The Definition of Philanthropy: The effort or inclination to increase the well-being of humankind, as by charitable aid or donations. -Answers.com
The Definition of Fundraising: the organized activity of raising funds (as for an institution or political cause). -Mirriam-Webster
The Definition of Peter Frumkin: He’s not an authority on fundraising, he’s an authority on philanthropy. He wants to make that clear. Peter Frumkin is Professor of Public Affairs and Director of the RGK Center for Philanthropy and Community Service at the LBJ School. Frumkin is the author of Strategic Giving: The Art and Science of Philanthropy and In Search of the Nonprofit Sector. -from the RGK Center Website
Why I interviewed him: His work was recommended to me by a fellow development professional, and I wanted to hear his assessment of the nonprofit sector as a whole, what creates a successful nonprofit organization. There is so much pressure on development professionals to perform, I wanted to hear what would make a nonprofit succeed. And his answer surprised me.
He said, “Organizations that do good work attract donors and volunteers. Organizations that are not well managed do not garner long term support. What matters is the perceived impact, the perception of community values, and the barometer of trust, support, and confidence. The real driver of nonprofit success is effectiveness, this cannot be reduced. Well, you could have knocked me over with a feather. Development only really works when a nonprofit is actually fulfilling its mission? And otherwise, the nonprofit will fail? WOW.
How do you, a development professional, show that your nonprofit is fulfilling its mission? How do you measure this to the satisfaction of your foundation funders and individual donors? Say, for instance, you run a tutoring program for low-income, at risk youth in South Chicago.
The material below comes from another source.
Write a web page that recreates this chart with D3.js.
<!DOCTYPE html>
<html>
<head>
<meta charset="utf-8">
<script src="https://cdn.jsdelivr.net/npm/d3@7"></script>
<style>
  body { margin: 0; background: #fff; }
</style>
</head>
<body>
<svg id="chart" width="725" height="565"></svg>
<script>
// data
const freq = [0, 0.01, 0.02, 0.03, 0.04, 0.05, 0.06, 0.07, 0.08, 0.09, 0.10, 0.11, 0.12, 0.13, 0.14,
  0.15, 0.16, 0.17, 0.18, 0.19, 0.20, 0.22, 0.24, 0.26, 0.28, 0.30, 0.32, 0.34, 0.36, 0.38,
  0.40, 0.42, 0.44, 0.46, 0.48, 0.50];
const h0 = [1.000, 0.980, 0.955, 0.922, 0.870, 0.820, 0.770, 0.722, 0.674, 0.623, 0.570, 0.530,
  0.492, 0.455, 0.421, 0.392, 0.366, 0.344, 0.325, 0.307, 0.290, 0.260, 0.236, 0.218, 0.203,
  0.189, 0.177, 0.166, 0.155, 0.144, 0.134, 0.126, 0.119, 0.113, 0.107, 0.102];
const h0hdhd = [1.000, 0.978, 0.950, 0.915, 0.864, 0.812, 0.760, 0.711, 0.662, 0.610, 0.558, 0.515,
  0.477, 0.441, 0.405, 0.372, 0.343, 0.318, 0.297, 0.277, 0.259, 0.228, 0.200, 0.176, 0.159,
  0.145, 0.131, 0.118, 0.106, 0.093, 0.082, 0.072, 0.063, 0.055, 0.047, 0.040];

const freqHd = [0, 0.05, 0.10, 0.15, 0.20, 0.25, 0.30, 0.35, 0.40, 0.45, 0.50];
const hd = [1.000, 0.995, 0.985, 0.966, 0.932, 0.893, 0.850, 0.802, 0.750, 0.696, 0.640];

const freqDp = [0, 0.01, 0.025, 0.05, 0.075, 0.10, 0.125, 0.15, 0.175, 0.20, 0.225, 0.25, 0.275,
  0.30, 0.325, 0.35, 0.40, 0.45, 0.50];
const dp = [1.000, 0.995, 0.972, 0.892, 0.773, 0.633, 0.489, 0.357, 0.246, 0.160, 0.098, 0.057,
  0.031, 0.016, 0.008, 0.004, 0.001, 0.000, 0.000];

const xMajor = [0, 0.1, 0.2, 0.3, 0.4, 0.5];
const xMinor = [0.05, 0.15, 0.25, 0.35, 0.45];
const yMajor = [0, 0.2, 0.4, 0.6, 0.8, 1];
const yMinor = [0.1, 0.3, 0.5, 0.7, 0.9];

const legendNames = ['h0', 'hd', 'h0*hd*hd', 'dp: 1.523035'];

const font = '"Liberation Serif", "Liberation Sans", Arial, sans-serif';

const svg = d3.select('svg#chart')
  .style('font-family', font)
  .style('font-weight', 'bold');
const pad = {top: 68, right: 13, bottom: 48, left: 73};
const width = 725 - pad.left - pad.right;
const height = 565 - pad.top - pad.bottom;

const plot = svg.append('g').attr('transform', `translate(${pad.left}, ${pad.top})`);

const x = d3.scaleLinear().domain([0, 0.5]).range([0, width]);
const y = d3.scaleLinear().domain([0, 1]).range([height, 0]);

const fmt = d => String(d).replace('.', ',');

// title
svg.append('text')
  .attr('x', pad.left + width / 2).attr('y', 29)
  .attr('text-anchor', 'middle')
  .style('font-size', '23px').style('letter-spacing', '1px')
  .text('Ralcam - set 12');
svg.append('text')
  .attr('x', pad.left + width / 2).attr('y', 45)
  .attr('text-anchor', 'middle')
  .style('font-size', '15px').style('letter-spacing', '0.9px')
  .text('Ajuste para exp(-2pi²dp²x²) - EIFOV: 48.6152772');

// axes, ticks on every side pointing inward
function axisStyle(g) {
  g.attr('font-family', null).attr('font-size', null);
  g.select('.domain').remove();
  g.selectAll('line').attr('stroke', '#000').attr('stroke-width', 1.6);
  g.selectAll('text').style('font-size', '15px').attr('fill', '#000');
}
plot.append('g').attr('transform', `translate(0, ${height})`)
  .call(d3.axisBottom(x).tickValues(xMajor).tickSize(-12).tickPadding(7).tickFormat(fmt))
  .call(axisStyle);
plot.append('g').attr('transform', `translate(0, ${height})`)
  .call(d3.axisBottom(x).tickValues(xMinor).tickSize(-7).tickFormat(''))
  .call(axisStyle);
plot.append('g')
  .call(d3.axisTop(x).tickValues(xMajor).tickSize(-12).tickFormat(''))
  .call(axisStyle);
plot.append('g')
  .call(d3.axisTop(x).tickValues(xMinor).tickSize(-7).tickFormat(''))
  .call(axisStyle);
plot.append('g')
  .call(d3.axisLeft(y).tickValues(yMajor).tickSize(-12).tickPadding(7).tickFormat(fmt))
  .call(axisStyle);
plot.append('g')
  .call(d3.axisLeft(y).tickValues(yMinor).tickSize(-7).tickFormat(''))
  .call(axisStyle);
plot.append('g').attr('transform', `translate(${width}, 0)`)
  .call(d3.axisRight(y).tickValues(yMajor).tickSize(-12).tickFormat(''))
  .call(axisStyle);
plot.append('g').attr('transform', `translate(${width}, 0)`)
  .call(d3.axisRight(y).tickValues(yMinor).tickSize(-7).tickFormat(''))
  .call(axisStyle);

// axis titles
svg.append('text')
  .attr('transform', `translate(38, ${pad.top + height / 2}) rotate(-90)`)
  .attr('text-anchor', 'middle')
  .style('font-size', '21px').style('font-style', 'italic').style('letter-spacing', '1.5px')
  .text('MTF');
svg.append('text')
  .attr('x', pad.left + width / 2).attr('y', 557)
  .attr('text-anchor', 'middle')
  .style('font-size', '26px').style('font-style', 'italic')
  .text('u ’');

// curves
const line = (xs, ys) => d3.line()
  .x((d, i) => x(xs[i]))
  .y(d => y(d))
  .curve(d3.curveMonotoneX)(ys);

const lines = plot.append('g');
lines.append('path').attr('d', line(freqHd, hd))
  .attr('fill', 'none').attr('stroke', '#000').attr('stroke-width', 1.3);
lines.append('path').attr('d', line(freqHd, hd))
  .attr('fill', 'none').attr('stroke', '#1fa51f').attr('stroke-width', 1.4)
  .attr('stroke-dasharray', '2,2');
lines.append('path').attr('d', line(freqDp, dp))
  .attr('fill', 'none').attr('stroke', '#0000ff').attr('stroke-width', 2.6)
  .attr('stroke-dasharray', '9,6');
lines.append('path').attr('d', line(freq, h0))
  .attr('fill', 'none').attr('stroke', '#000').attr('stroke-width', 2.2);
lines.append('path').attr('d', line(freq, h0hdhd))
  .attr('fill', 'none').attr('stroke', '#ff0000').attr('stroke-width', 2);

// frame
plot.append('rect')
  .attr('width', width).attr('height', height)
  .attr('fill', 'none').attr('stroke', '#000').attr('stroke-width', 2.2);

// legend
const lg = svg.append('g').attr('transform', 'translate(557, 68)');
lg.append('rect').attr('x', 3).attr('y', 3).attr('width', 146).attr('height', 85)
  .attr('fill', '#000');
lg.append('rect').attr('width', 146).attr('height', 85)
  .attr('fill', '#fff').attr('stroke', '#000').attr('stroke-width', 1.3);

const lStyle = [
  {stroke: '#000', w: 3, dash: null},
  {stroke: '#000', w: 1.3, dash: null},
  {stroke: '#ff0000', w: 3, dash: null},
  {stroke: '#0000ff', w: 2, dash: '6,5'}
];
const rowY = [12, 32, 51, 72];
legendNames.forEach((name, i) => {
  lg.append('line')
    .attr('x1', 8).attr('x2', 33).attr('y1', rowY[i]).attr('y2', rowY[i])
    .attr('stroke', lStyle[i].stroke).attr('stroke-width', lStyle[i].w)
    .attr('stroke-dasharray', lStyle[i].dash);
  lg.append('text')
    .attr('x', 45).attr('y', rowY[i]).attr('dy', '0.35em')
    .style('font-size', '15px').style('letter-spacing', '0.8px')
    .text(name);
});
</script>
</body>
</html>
How do you prove that your program has a direct impact on these children’s lives? According to “Equality of Educational Opportunity” by Jim Coleman, the number one indicator of academic achievement is the mother’s education, then parental involvement. Tutoring programs for youth just can’t show definitively that they matter. Nonprofits don’t have time to follow their students 3 years out, to see how lives were changed. There are too many other factors, too much static in the system to point to any one cause of academic achievement based on what your nonprofit does.
But causality is hard to establish no matter what your nonprofit does. All you can measure is units of services, people served, rides given, etc. Nonprofits can’t be rated easily with financial metrics or effectiveness metrics. There’s a spotlight on executive salaries for nonprofits, because it’s easy to look at nonprofit budgets, but that’s not that interesting. He said, “The REALLY interesting question is, “How much money goes into nonprofit programs that don’t work?”
So, in conclusion, operational success and mission excellence is the real driver of nonprofit success. Mission excellence will get the funds. But the proving of that, now there’s something we still haven’t figured out how to really measure.